Dynamics of a non-linearly damped microresonator under parametric excitation and its application in developing sensitive inertial sensors with ultra-wide dynamic ranges

Abstract

We model and investigate the response of a nonlinear cantilever beam under principal parametric excitation. The design is initially assessed, optimized, and tuned using three-dimensional finite element analysis (FEA) to ensure the presence of fundamental parametric resonance and the absence of other internal and higher-order parametric resonances. The derived governing differential equation represents a modified generalized parametrically excited dynamic system under principal parametric excitation.

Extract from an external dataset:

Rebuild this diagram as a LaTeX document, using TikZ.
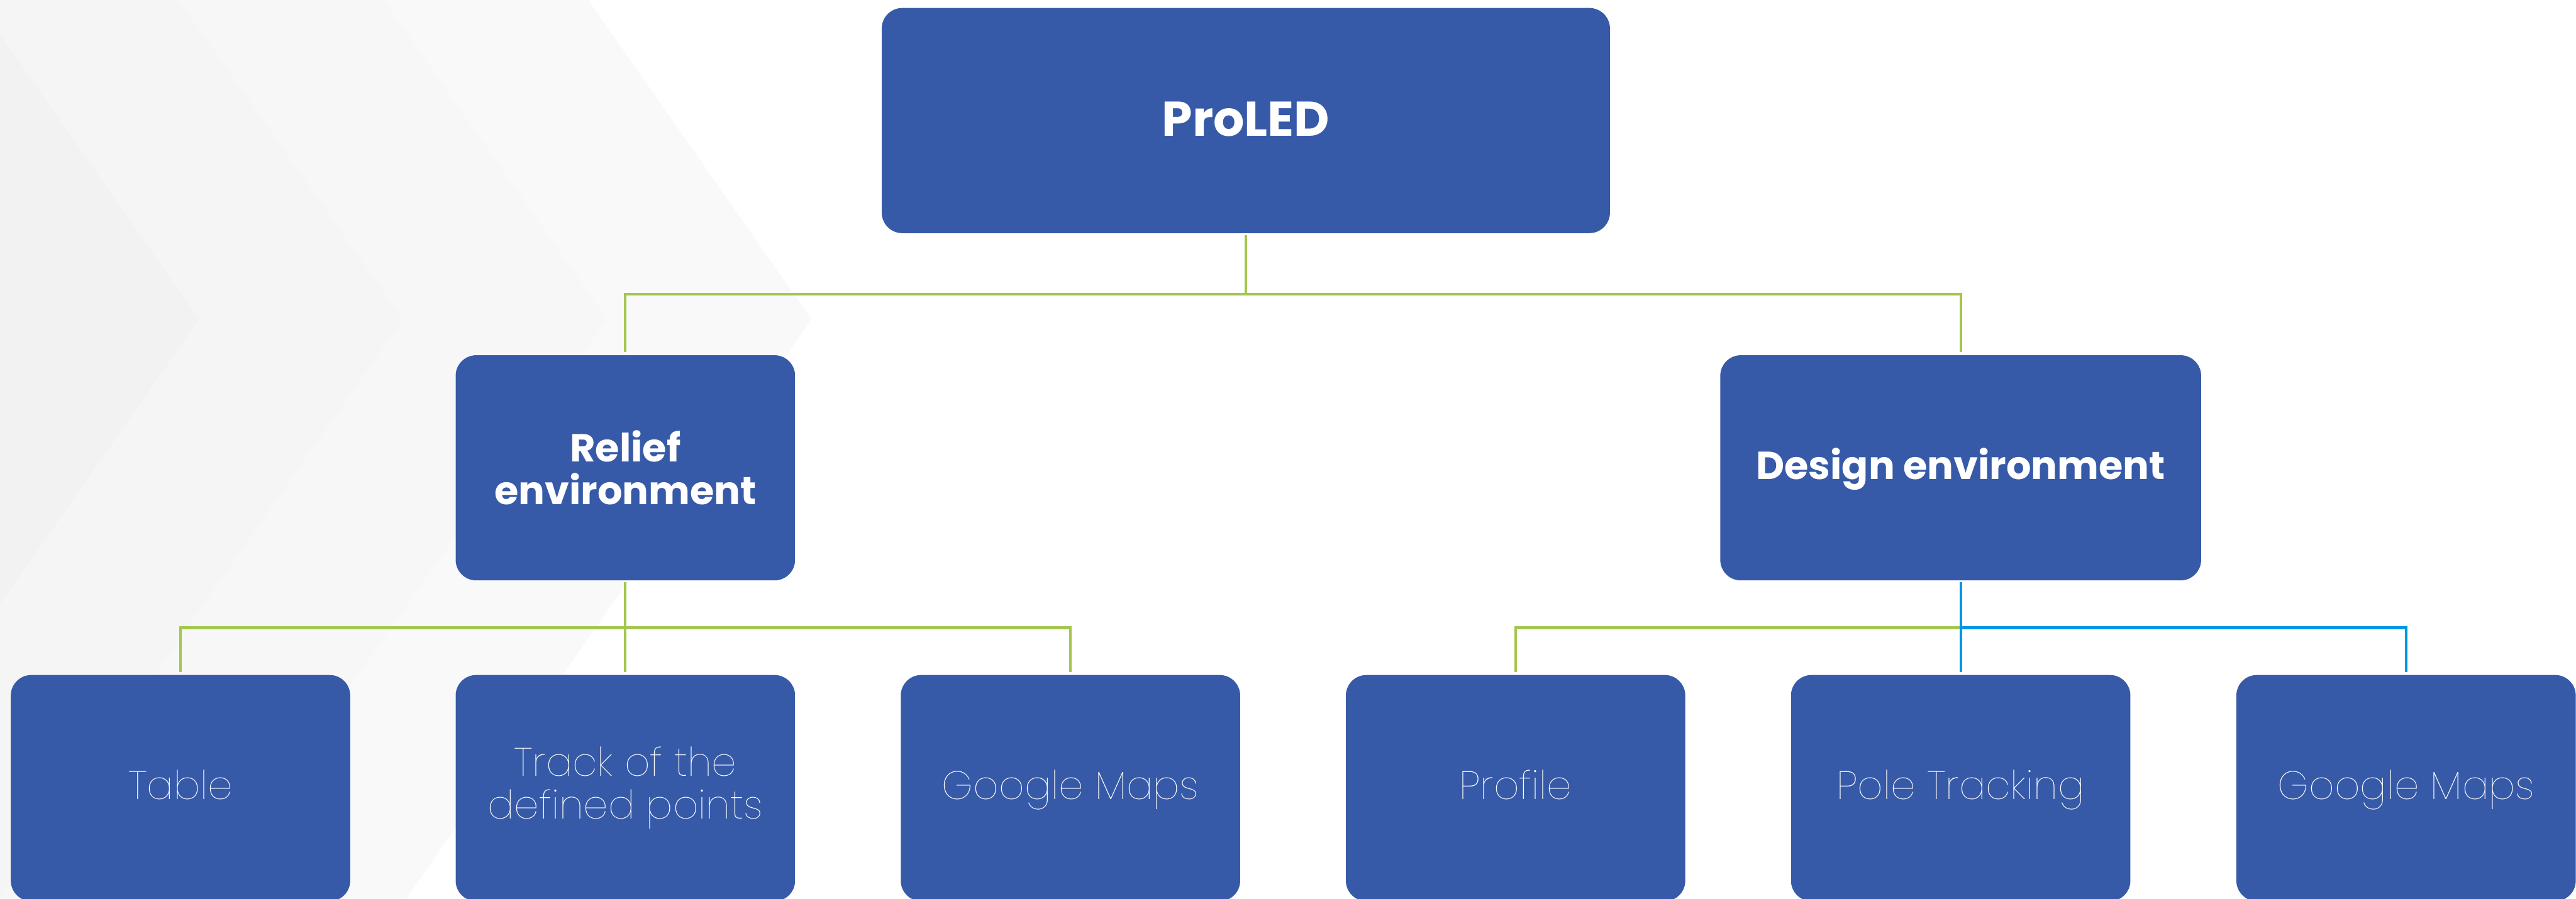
\documentclass[tikz,border=0pt]{standalone}
\usepackage{fontspec}
\setmainfont{Poppins}
\newfontfamily\boldfont{Poppins}[UprightFont=*-Bold]
\newfontfamily\thinfont{Poppins}[UprightFont=*-Thin]
\definecolor{boxblue}{HTML}{375AA8}
\definecolor{lgreen}{HTML}{A4C64F}
\definecolor{lblue}{HTML}{0095E6}
\definecolor{bgA}{HTML}{F2F2F2}
\definecolor{bgB}{HTML}{F5F5F5}
\definecolor{bgC}{HTML}{F7F7F7}
\definecolor{bgD}{HTML}{F9F9F9}
\tikzset{
  box/.style={rectangle, rounded corners=8pt, fill=boxblue, draw=none, text=white, align=center, inner sep=0pt},
  topbox/.style={box, minimum width={1416*0.2pt}, minimum height={438*0.2pt}, font=\boldfont\fontsize{19}{22}\selectfont},
  midbox/.style={box, minimum height={438*0.2pt}, font=\boldfont\fontsize{15.2}{16.6}\selectfont},
  leafbox/.style={box, minimum width={660*0.2pt}, minimum height={440*0.2pt}, font=\thinfont\fontsize{15.4}{16.6}\selectfont},
  oneline/.style={text height=8.8pt, text depth=0pt},
  gline/.style={draw=lgreen, line width=1pt},
  bline/.style={draw=lblue, line width=1pt},
}
\begin{document}
\begin{tikzpicture}[x=0.2pt, y=-0.2pt]
\useasboundingbox (0,0) rectangle (5009,1748);
\begin{scope}
\clip (0,0) rectangle (5009,1748);
% background chevrons
\fill[bgD] (0,0) -- (1144,0) -- (1578,621) -- (790,1748) -- (0,1748) -- cycle;
\fill[bgC] (0,0) -- (746,0) -- (1180,621) -- (392,1748) -- (0,1748) -- cycle;
\fill[bgB] (0,0) -- (347,0) -- (783,621) -- (-5,1748) -- (0,1748) -- cycle;
\fill[bgA] (0,67) -- (387,621) -- (0,1175) -- cycle;

% nodes
\node[topbox, text height=12pt, text depth=0pt] (pro) at (2422.5,234.5) {ProLED};
\node[midbox, minimum width={660*0.2pt}] (relief) at (1216,910) {Relief\\environment};
\node[midbox, oneline, minimum width={935*0.2pt}] (design) at (3812.5,910) {Design environment};
\node[leafbox, oneline] (table) at (351,1533) {Table};
\node[leafbox] (track) at (1216,1533) {Track of the\\defined points};
\node[leafbox, oneline] (gm1) at (2081.5,1533) {Google Maps};
\node[leafbox, oneline] (profile) at (2947,1533) {Profile};
\node[leafbox, oneline] (pole) at (3812.5,1533) {Pole Tracking};
\node[leafbox, oneline] (gm2) at (4678.5,1533) {Google Maps};

\coordinate (busA) at (0,572);
\coordinate (busB) at (0,1221);

% connectors level 1
\draw[gline, shorten <=0.5pt, shorten >=1pt] (pro.south) -- (pro.south |- busA) -| (relief.north);
\draw[gline, shorten >=1pt] (pro.south |- busA) -| (design.north);
% relief children
\draw[gline, shorten <=0.5pt, shorten >=1pt] (relief.south) -- (track.north);
\draw[gline, shorten >=1pt] (relief.south |- busB) -| (table.north);
\draw[gline, shorten >=1pt] (relief.south |- busB) -| (gm1.north);
% design children
\draw[gline, shorten >=1pt] (design.south |- busB) -| (profile.north);
\draw[bline, shorten >=1pt] (design.south |- busB) -| (gm2.north);
\draw[bline, shorten <=0.5pt, shorten >=1pt] (design.south) -- (pole.north);
\end{scope}
\end{tikzpicture}
\end{document}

The nonlinear dynamic system is developed and presented in the context of resonators with extensive applications in developing sensors, filters, and switches. The quadratic and cubic nonlinearities include second- and third-order deflection, velocity, acceleration terms describing stiffness, damping, and inertial nonlinearities. To explore and investigate the corresponding generalized nonlinear Mathieu equation, the method of multiple-scales along with the reconstitution method are used and modulation equations are obtained and solved to obtain closed-form amplitude and phase equations. The quadratic damping is modeled and approximated using a Fourier series and analytical models are generated in both Cartesian and Polar frames. To further explore the dynamic system and its applications, a resonator is designed to measure external acceleration and investigated for two cases. It is discussed and shown how the external acceleration modifies the dynamic system, the corresponding reduced-order model, and the modulation equations. The external acceleration affects the amplitude, phase, and frequency of oscillation providing means to estimate the input. These results indicate that the proposed resonator design (dynamic system) is able to significantly improve the dynamic range of shock/acceleration sensors.